Every time you take your child to the supermarket, you expose him to a gauntlet of bullying—a display placed perfectly at child’s eyelevel that showcases and demonstrates effectively how to bully people by publicly, and with enthusiasm and glee, making fun of their vulnerabilities and imperfections. You demonstrate to her that the world demands impossible standards and perfection while at the same time ridiculing those who don’t measure up. You sanction capitalizing on morbid curiosity, envy, and feeding the shadow side of human nature—all with your silence. Silence in the face of bullying in words and images, and particularly publishing it in the public domain, and promoting it to a wide audience is... well... permission.
Can you count how many times have you escorted your child through this gauntlet that hardens the heart, bypasses values and distorts any humanity or compassion in the mind of its observers? If you shop for groceries once a week, by the time your child is ten, he will have negotiated this passageway of bullying more than 500 times. How many trips through this tunnel of human of horror do you think it takes to condition a young mind to verbal and literary violence? Your silence sanctions bullying and instills values that find bulling is permissible and even acceptable. And profitable because it’s OK to gain from or make money off the missteps or misfortune of others”—some of those ‘others’ include the world’s most prolific artists.

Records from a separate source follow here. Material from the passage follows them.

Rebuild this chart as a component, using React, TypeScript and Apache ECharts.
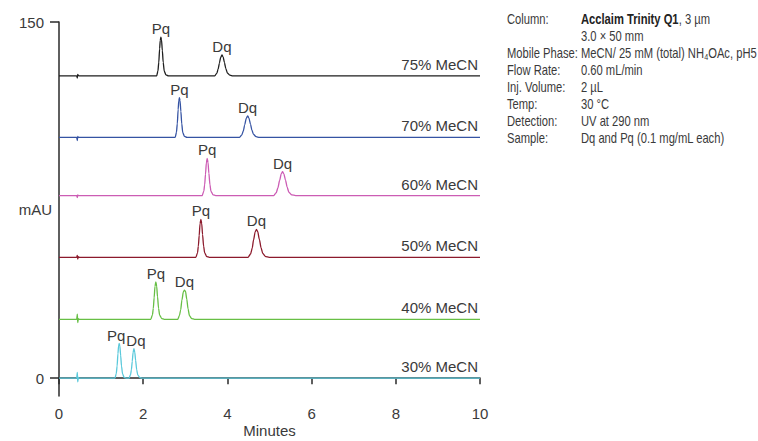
import React, { useEffect, useRef } from "react";
import * as echarts from "echarts";

const FONT = "'Liberation Sans', Arial, sans-serif";

// Condition names (top to bottom) and their vertical offsets (mAU)
const conditions = ["75% MeCN", "70% MeCN", "60% MeCN", "50% MeCN", "40% MeCN", "30% MeCN"];
const offsets = [127.3, 101.4, 76.9, 50.9, 24.8, 0];
const colors = ["#1e1e1e", "#3553a3", "#cc5cb4", "#8c1a2c", "#67bf45", "#5ac9db"];

// Chromatograms: [minutes, signal mAU]
const trace75: number[][] = [
  [0, 0], [0.42, 0], [0.435, -0.9], [0.445, 0.6], [0.46, 0.2], [0.48, 0],
  [2.32, 0], [2.35, 2.1], [2.37, 5.7], [2.39, 11.4], [2.405, 15.0], [2.42, 16.3], [2.435, 15.2], [2.455, 10.6], [2.475, 5.7], [2.5, 2.0], [2.54, 0.4], [2.6, 0],
  [3.7, 0], [3.75, 1.2], [3.78, 2.9], [3.81, 5.4], [3.84, 7.8], [3.87, 8.8], [3.9, 7.9], [3.93, 5.6], [3.96, 3.2], [4.0, 1.2], [4.06, 0.3], [4.13, 0],
  [10, 0],
];
const trace70: number[][] = [
  [0, 0], [0.42, 0], [0.435, -1.3], [0.445, 0.4], [0.46, 0], [0.48, 0],
  [2.76, 0], [2.79, 2.2], [2.81, 5.8], [2.83, 11.7], [2.845, 15.4], [2.86, 16.7], [2.875, 15.5], [2.895, 10.9], [2.915, 5.8], [2.94, 2.0], [2.98, 0.4], [3.04, 0],
  [4.29, 0], [4.34, 1.0], [4.38, 2.8], [4.41, 5.3], [4.45, 8.1], [4.48, 9.1], [4.51, 8.2], [4.55, 5.5], [4.58, 3.2], [4.62, 1.3], [4.68, 0.3], [4.76, 0],
  [10, 0],
];
const trace60: number[][] = [
  [0, 0], [0.42, 0], [0.435, -0.8], [0.445, 0.3], [0.46, 0], [0.48, 0],
  [3.4, 0], [3.44, 1.9], [3.46, 4.6], [3.48, 9.0], [3.5, 13.8], [3.52, 15.7], [3.54, 13.9], [3.56, 9.4], [3.585, 4.6], [3.61, 1.8], [3.66, 0.3], [3.72, 0],
  [5.1, 0], [5.16, 1.2], [5.2, 3.3], [5.24, 6.4], [5.28, 9.2], [5.31, 10.1], [5.34, 9.2], [5.38, 6.5], [5.42, 3.5], [5.46, 1.4], [5.53, 0.3], [5.62, 0],
  [10, 0],
];
const trace50: number[][] = [
  [0, 0], [0.42, 0], [0.435, 0.8], [0.445, -0.7], [0.46, 0.3], [0.48, 0],
  [3.25, 0], [3.29, 1.9], [3.31, 4.7], [3.33, 9.2], [3.35, 14.1], [3.37, 16.0], [3.39, 14.2], [3.41, 9.6], [3.435, 4.7], [3.46, 1.9], [3.51, 0.3], [3.57, 0],
  [4.49, 0], [4.55, 1.4], [4.59, 3.9], [4.62, 7.2], [4.66, 10.7], [4.69, 11.8], [4.72, 10.8], [4.76, 7.5], [4.8, 4.0], [4.84, 1.6], [4.91, 0.3], [4.99, 0],
  [10, 0],
];
const trace40: number[][] = [
  [0, 0], [0.42, 0], [0.435, 2.2], [0.445, -1.4], [0.46, 0.3], [0.48, 0],
  [2.18, 0], [2.22, 1.9], [2.24, 4.6], [2.26, 9.1], [2.28, 13.9], [2.3, 15.8], [2.32, 14.0], [2.34, 9.5], [2.365, 4.6], [2.39, 1.8], [2.44, 0.3], [2.5, 0],
  [2.82, 0], [2.86, 1.5], [2.89, 4.0], [2.92, 8.2], [2.955, 11.6], [2.98, 12.3], [3.005, 11.7], [3.035, 8.5], [3.065, 4.4], [3.1, 1.5], [3.15, 0.3], [3.22, 0],
  [10, 0],
];
const trace30: number[][] = [
  [0, 0], [0.42, 0], [0.435, 2.4], [0.445, -1.5], [0.46, 0.3], [0.48, 0],
  [1.33, 0], [1.36, 1.9], [1.38, 5.1], [1.4, 10.3], [1.415, 13.5], [1.43, 14.6], [1.445, 13.6], [1.465, 9.5], [1.485, 5.1], [1.51, 1.8], [1.55, 0.3], [1.61, 0],
  [1.66, 0], [1.7, 1.5], [1.72, 3.6], [1.74, 7.1], [1.76, 10.9], [1.78, 12.4], [1.8, 11.0], [1.82, 7.5], [1.845, 3.6], [1.87, 1.4], [1.92, 0.2], [1.98, 0],
  [10, 0],
];
const traces = [trace75, trace70, trace60, trace50, trace40, trace30];

// Peak labels: retention times (min) of Pq and Dq apexes for each trace
const pqTimes = [2.42, 2.86, 3.52, 3.37, 2.3, 1.43];
const dqTimes = [3.87, 4.48, 5.31, 4.69, 2.98, 1.78];

const xTicks = [0, 2, 4, 6, 8, 10];
const yTicks = [0, 150];

const infoRows: [string, string][] = [
  ["Column:", "{b|Acclaim Trinity Q1}, 3 µm"],
  ["", "3.0 × 50 mm"],
  ["Mobile Phase:", "MeCN/ 25 mM (total) NH{sub|4}OAc, pH5"],
  ["Flow Rate:", "0.60 mL/min"],
  ["Inj. Volume:", "2 µL"],
  ["Temp:", "30 °C"],
  ["Detection:", "UV at 290 nm"],
  ["Sample:", "Dq and Pq (0.1 mg/mL each)"],
];

const TEXT = "#3a3a3a";
const FS = 15;

export default function App() {
  const ref = useRef<HTMLDivElement>(null);
  useEffect(() => {
    if (!ref.current) return;
    const chart = echarts.init(ref.current, undefined, { renderer: "svg" });

    const series = traces.map((tr, i) => {
      const off = offsets[i];
      // closely spaced peaks: nudge their labels apart
      const crowded = Math.abs(dqTimes[i] - pqTimes[i]) < 0.5;
      const data = tr.map((p, j) => {
        const item: any = { value: [p[0], p[1] + off] };
        let txt = "";
        let dx = 0;
        if (p[0] === pqTimes[i]) { txt = "Pq"; dx = crowded ? -3 : 0; }
        if (p[0] === dqTimes[i]) { txt = "Dq"; dx = crowded ? 2 : 0; }
        if (txt) {
          item.label = {
            show: true, formatter: txt, position: "top", distance: 1, offset: [dx, 0],
            fontFamily: FONT, fontSize: FS, color: TEXT,
          };
        }
        if (j === tr.length - 1) {
          item.label = {
            show: true, formatter: conditions[i], position: "top", align: "right",
            distance: 4, offset: [-2, 0], fontFamily: FONT, fontSize: FS, color: TEXT,
          };
        }
        return item;
      });
      return {
        type: "line",
        data,
        symbol: "circle",
        symbolSize: 0,
        showSymbol: true,
        showAllSymbol: true,
        smooth: 0.25,
        smoothMonotone: "x",
        lineStyle: { color: colors[i], width: 1.3 },
        itemStyle: { color: colors[i] },
        label: { show: false },
        silent: true,
        z: 2,
      };
    });

    const graphic: any[] = [];
    infoRows.forEach((row, i) => {
      const y = 20 + i * 16.9;
      if (row[0]) {
        graphic.push({
          type: "text", x: 507, y, scaleX: 0.8,
          style: { text: row[0], fontFamily: FONT, fontSize: 14, fill: TEXT, verticalAlign: "middle" },
        });
      }
      graphic.push({
        type: "text", x: 581, y, scaleX: 0.8,
        style: {
          text: row[1], fontFamily: FONT, fontSize: 14, fill: TEXT, verticalAlign: "middle",
          rich: {
            b: { fontFamily: FONT, fontSize: 14, fontWeight: "bold", fill: "#222" },
            sub: { fontFamily: FONT, fontSize: 9, fill: TEXT, verticalAlign: "bottom", padding: [6, 0, 0, 0] },
          },
        },
      });
    });

    chart.setOption({
      animation: false,
      backgroundColor: "#ffffff",
      grid: { left: 59, right: 278, top: 22, bottom: 45, containLabel: false, outerBoundsMode: "none" },
      xAxis: {
        type: "value",
        min: 0,
        max: 10,
        interval: 2,
        name: "Minutes",
        nameLocation: "middle",
        nameGap: 27,
        nameMoveOverlap: false,
        nameTextStyle: { fontFamily: FONT, fontSize: FS, color: TEXT },
        axisLine: { show: true, lineStyle: { color: "#2a2a2a", width: 1.5 } },
        axisTick: { show: true, length: 6, lineStyle: { color: "#2a2a2a", width: 1.5 }, customValues: xTicks },
        axisLabel: { fontFamily: FONT, fontSize: FS, color: TEXT, margin: 10, customValues: xTicks },
        splitLine: { show: false },
      },
      yAxis: {
        type: "value",
        min: -7.5,
        max: 150,
        name: "mAU",
        nameLocation: "middle",
        nameRotate: 0,
        nameGap: 7,
        nameMoveOverlap: false,
        nameTextStyle: { fontFamily: FONT, fontSize: FS, color: TEXT },
        axisLine: { show: true, lineStyle: { color: "#2a2a2a", width: 1.5 } },
        axisTick: { show: true, length: 9, lineStyle: { color: "#2a2a2a", width: 1.5 }, customValues: yTicks },
        axisLabel: { fontFamily: FONT, fontSize: FS, color: TEXT, margin: 15, customValues: yTicks },
        splitLine: { show: false },
      },
      series,
      graphic,
    });
    return () => chart.dispose();
  }, []);
  return <div ref={ref} style={{ position: "fixed", left: 0, top: 0, width: 758, height: 441 }} />;
}
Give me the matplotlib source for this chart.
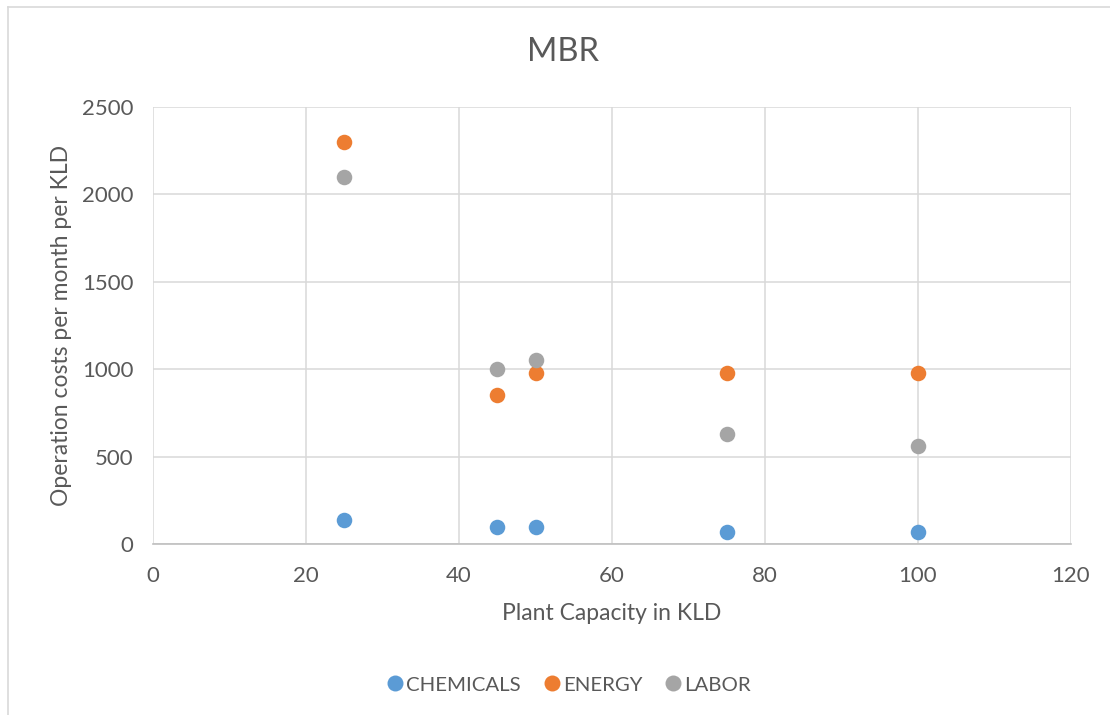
import matplotlib.pyplot as plt
from matplotlib.lines import Line2D

# plant capacity (KLD) and monthly operation cost per KLD
capacity = [25, 45, 50, 75, 100]
chemicals = [140, 100, 100, 70, 70]
energy = [2300, 850, 980, 980, 980]
labor = [2100, 1000, 1050, 630, 560]

series = ['CHEMICALS', 'ENERGY', 'LABOR']
colors = ['#5B9BD5', '#ED7D31', '#A5A5A5']

plt.rcParams['font.family'] = ['Lato', 'DejaVu Sans']
text_color = '#595959'

fig = plt.figure(figsize=(11.1, 7.15), dpi=100)
ax = fig.add_axes([153 / 1110, 1 - 544 / 715, 918 / 1110, 437 / 715])

for name, vals, c in zip(series, [chemicals, energy, labor], colors):
    ax.scatter(capacity, vals, s=125, color=c, label=name, zorder=3, linewidths=0)

ax.set_xlim(0, 120)
ax.set_ylim(0, 2500)
ax.set_xticks(range(0, 121, 20))
ax.set_yticks(range(0, 2501, 500))
ax.grid(True, color='#D9D9D9', linewidth=1.1, zorder=0)
ax.set_axisbelow(True)
for s in ['top', 'right', 'left']:
    ax.spines[s].set_visible(False)
ax.spines['bottom'].set_color('#BFBFBF')
ax.spines['bottom'].set_linewidth(1.2)
ax.tick_params(length=0, labelsize=16, colors=text_color)
ax.tick_params(axis='x', pad=16)
ax.tick_params(axis='y', pad=14)

ax.set_xlabel('Plant Capacity in KLD', fontsize=16.5, color=text_color, labelpad=12)
ax.set_ylabel('Operation costs per month per KLD', fontsize=16.5, color=text_color, labelpad=7)
fig.text(563 / 1110, 1 - 52 / 715, 'MBR', ha='center', va='center', fontsize=23.5, color=text_color)

handles = [Line2D([], [], marker='o', linestyle='', markersize=11.5, markeredgewidth=0,
                  color=c) for c in colors]
fig.legend(handles, series, loc='center', bbox_to_anchor=(568 / 1110, 1 - 685 / 715),
           ncol=3, frameon=False, fontsize=14.7, labelcolor=text_color,
           handletextpad=0.05, columnspacing=1.0, handlelength=1.0)

# outer chart border
fig.add_artist(Line2D([8 / 1110, 8 / 1110], [0, 1 - 7 / 715], color='#D9D9D9', linewidth=1.2))
fig.add_artist(Line2D([8 / 1110, 1], [1 - 7 / 715, 1 - 7 / 715], color='#D9D9D9', linewidth=1.2))

fig.savefig('out.png', dpi=100, facecolor='white')
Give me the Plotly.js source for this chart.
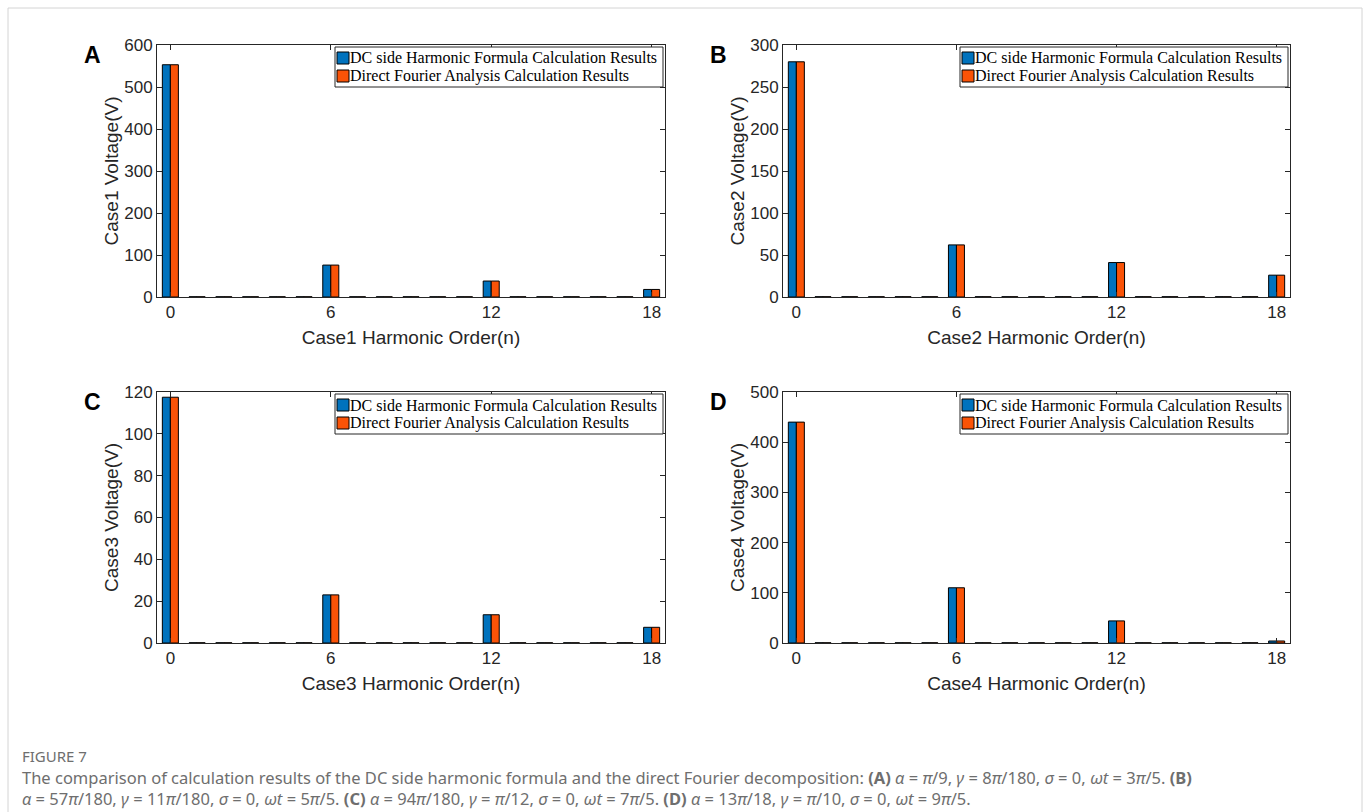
<!DOCTYPE html>
<html><head><meta charset="utf-8">
<script src="https://cdn.plot.ly/plotly-3.0.1.min.js"></script>
<style>html,body{margin:0;padding:0;background:#fff;}#chart{width:1370px;height:812px;}</style>
</head><body><div id="chart"></div>
<script>
// Harmonic orders 0..18
const harmonicOrders = [0,1,2,3,4,5,6,7,8,9,10,11,12,13,14,15,16,17,18];
const xTickVals = [0, 6, 12, 18];

// Case 1 (A)
const case1Formula = [553,0.5,0.5,0.5,0.5,0.5,76,0.5,0.5,0.5,0.5,0.5,38,0.5,0.5,0.5,0.5,0.5,18];
const case1Fourier = [553,0.5,0.5,0.5,0.5,0.5,76,0.5,0.5,0.5,0.5,0.5,38,0.5,0.5,0.5,0.5,0.5,18];
// Case 2 (B)
const case2Formula = [280,0.3,0.3,0.3,0.3,0.3,62,0.3,0.3,0.3,0.3,0.3,41,0.3,0.3,0.3,0.3,0.3,26];
const case2Fourier = [280,0.3,0.3,0.3,0.3,0.3,62,0.3,0.3,0.3,0.3,0.3,41,0.3,0.3,0.3,0.3,0.3,26];
// Case 3 (C)
const case3Formula = [117.5,0.1,0.1,0.1,0.1,0.1,23,0.1,0.1,0.1,0.1,0.1,13.5,0.1,0.1,0.1,0.1,0.1,7.5];
const case3Fourier = [117.5,0.1,0.1,0.1,0.1,0.1,23,0.1,0.1,0.1,0.1,0.1,13.5,0.1,0.1,0.1,0.1,0.1,7.5];
// Case 4 (D)
const case4Formula = [440,0.4,0.4,0.4,0.4,0.4,110,0.4,0.4,0.4,0.4,0.4,44,0.4,0.4,0.4,0.4,0.4,4];
const case4Fourier = [440,0.4,0.4,0.4,0.4,0.4,110,0.4,0.4,0.4,0.4,0.4,44,0.4,0.4,0.4,0.4,0.4,4];

const seriesNames = ['DC side Harmonic Formula Calculation Results', 'Direct Fourier Analysis Calculation Results'];
const panelLetters = ['A','B','C','D'];
const caseNames = ['Case1','Case2','Case3','Case4'];
const yRanges = [[0,600],[0,300],[0,120],[0,500]];
const yDtick = [100,50,20,100];

const W = 1370, H = 812;
const px = v => v / W, py = v => 1 - v / H;
const panels = [
  {x0:157, x1:665, y0:45, y1:297},
  {x0:783, x1:1290, y0:45, y1:297},
  {x0:157, x1:665, y0:392, y1:643},
  {x0:783, x1:1290, y0:392, y1:643}
];
const formulaData = [case1Formula, case2Formula, case3Formula, case4Formula];
const fourierData = [case1Fourier, case2Fourier, case3Fourier, case4Fourier];
const colors = ['#0072BD', '#FA5307'];

const traces = [];
const layout = {
  width: W, height: H,
  margin: {l:0, r:0, t:0, b:0},
  paper_bgcolor: '#fff', plot_bgcolor: '#fff',
  barmode: 'group', bargap: 0.4, bargroupgap: 0,
  font: {family: 'Liberation Sans, Arial, sans-serif', color: '#262626'},
  showlegend: false,
  annotations: [], shapes: []
};
const legendFont = {family: 'Liberation Serif, Times New Roman, serif', size: 16, color: '#000'};

panels.forEach((p, i) => {
  const n = i + 1;
  const xa = 'x' + (n === 1 ? '' : n), ya = 'y' + (n === 1 ? '' : n);
  [formulaData[i], fourierData[i]].forEach((vals, k) => {
    traces.push({
      type: 'bar', x: harmonicOrders, y: vals, name: seriesNames[k],
      xaxis: xa, yaxis: ya,
      marker: {color: colors[k], line: {color: '#000', width: 1}},
      hoverinfo: 'x+y'
    });
  });
  const axKey = n === 1 ? '' : n;
  layout['xaxis' + axKey] = {
    domain: [px(p.x0), px(p.x1)], anchor: ya,
    range: [-0.5, 18.5], tickmode: 'array', tickvals: xTickVals,
    ticks: 'inside', ticklen: 5, tickcolor: '#262626',
    showline: true, linecolor: '#262626', linewidth: 1, mirror: 'ticks',
    showgrid: false, zeroline: false,
    tickfont: {size: 17, color: '#262626'},
    title: {text: caseNames[i] + ' Harmonic Order(n)', font: {size: 19, color: '#262626'}, standoff: 9}
  };
  layout['yaxis' + axKey] = {
    domain: [py(p.y1), py(p.y0)], anchor: xa,
    range: yRanges[i], dtick: yDtick[i],
    ticks: 'inside', ticklen: 5, tickcolor: '#262626',
    showline: true, linecolor: '#262626', linewidth: 1, mirror: 'ticks',
    showgrid: false, zeroline: false,
    tickfont: {size: 17, color: '#262626'},
    title: {text: caseNames[i] + ' Voltage(V)', font: {size: 19, color: '#262626'}, standoff: 0}
  };
  // custom legend box
  const lx1 = p.x1 - 2, lx0 = p.x1 - 330, ly0 = p.y0 + 2, ly1 = p.y0 + 42;
  layout.shapes.push({type:'rect', xref:'paper', yref:'paper', x0: px(lx0), x1: px(lx1), y0: py(ly1), y1: py(ly0),
    line: {color: '#262626', width: 1}, fillcolor: '#fff', layer: 'above'});
  [ly0 + 11, ly0 + 29].forEach((cy, k) => {
    layout.shapes.push({type:'rect', xref:'paper', yref:'paper', x0: px(lx0 + 2), x1: px(lx0 + 14), y0: py(cy + 6), y1: py(cy - 6),
      line: {color: '#000', width: 1}, fillcolor: colors[k], layer: 'above'});
    layout.annotations.push({xref:'paper', yref:'paper', x: px(lx0 + 13), y: py(cy), xanchor:'left', yanchor:'middle',
      showarrow:false, text: seriesNames[k], font: legendFont});
  });
  layout.annotations.push({
    xref: 'paper', yref: 'paper', x: px(p.x0 - 65), y: py(p.y0 + 10),
    xanchor: 'center', yanchor: 'middle', showarrow: false,
    text: '<b>' + panelLetters[i] + '</b>',
    font: {family: 'Liberation Sans, Arial, sans-serif', size: 23, color: '#000'}
  });
});

// caption
const captionFont = {family: 'Noto Sans, sans-serif', size: 16.5, color: '#6e6e6e'};
layout.annotations.push({
  xref:'paper', yref:'paper', x: px(20), y: py(756), xanchor:'left', yanchor:'middle', showarrow:false,
  text: 'FIGURE 7', font: {family: 'Noto Sans, sans-serif', size: 15, color: '#6e6e6e'}
});
layout.annotations.push({
  xref:'paper', yref:'paper', x: px(20), y: py(777), xanchor:'left', yanchor:'middle', showarrow:false, align:'left',
  text: 'The comparison of calculation results of the DC side harmonic formula and the direct Fourier decomposition: <b>(A)</b> <i>α</i> = <i>π</i>/9, <i>γ</i> = 8<i>π</i>/180, <i>σ</i> = 0, <i>ωt</i> = 3<i>π</i>/5. <b>(B)</b>',
  font: captionFont
});
layout.annotations.push({
  xref:'paper', yref:'paper', x: px(20), y: py(798), xanchor:'left', yanchor:'middle', showarrow:false, align:'left',
  text: '<i>α</i> = 57<i>π</i>/180, <i>γ</i> = 11<i>π</i>/180, <i>σ</i> = 0, <i>ωt</i> = 5<i>π</i>/5. <b>(C)</b> <i>α</i> = 94<i>π</i>/180, <i>γ</i> = <i>π</i>/12, <i>σ</i> = 0, <i>ωt</i> = 7<i>π</i>/5. <b>(D)</b> <i>α</i> = 13<i>π</i>/18, <i>γ</i> = <i>π</i>/10, <i>σ</i> = 0, <i>ωt</i> = 9<i>π</i>/5.',
  font: captionFont
});
// outer frame
layout.shapes.push({type:'rect', xref:'paper', yref:'paper', x0: px(8), x1: px(1362), y0: -0.1, y1: py(8),
  line: {color: '#d4d4d4', width: 1}, fillcolor: 'rgba(0,0,0,0)', layer: 'below'});

Plotly.newPlot('chart', traces, layout, {staticPlot: true, displayModeBar: false});
</script></body></html>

Yet we wonder how young people can be so cruel as to bully other students by posting publicly humiliating materials on Facebook and Twitter? We condemn and penalize them for uploading YouTube videos that humiliate their peers? We condone it so why shouldn’t they? Often that is what Facebook becomes—a platform for cruelty. That is what Twitter can do in real time. And cutting and heartless comments can be found on articles, websites and YouTube.
Take a close look at the adult world. What bullying do you see adults engaging in? What do you see them role-modeling to youth who are watching and assimilating this whole ecosystem? The toxic list is long: the abysmal lack of environmental stewardship; exploitation of the Indigenous; mismanagement of land, oceans, water, air; the greedy hoarding of earth's resources that principally belong to all by those who wish to exploit them as commodities and commerce; the skewed, manipulated and exploited economy; climate change; artificial agriculture and food production; political indifference; the abuse of power and influence; the mistreatment of animals—domestic and agricultural; land grabs and mismanagement; the collective psychic disconnection and denial of responsibility; the moral vacuum in business and commerce; racism; double standards; the widening spiritual vacuum; the abuse from authority figures and law enforcement; the trampling of human and civil rights; slavery; conflict; gentrification; genocide; war...
Look at the most popular Western Culture television shows. Prime Time TV is filled with reality shows that promote separation and survival accompanied by some kind of verbal or physical violence that exploits people for “entertainment” value. Even the popular shows that are supposed to be about law and justice, reciprocity and teach responsibility for one’s actions, feature judges who ridicule and bully the litigants in their filmed courtroom dramas. Consider the “tribal” shows that foster divisiveness and applaud conspiracy and cunning in the marginalization and banishment of someone from the “tribe.”
The real tribal elders encouraged community and cooperation and used banishment only as a last resort because it was a sure death sentence to expel someone from the tribe. It’s become a post-modern epidemic and is now standard fare.
Children perceive that adults are “in charge of the world” and those adults are their role models. They look to adults to learn from. Children don’t emulate what you say; they mirror what you do.
‘The tribe has spoken’ and the children are watching.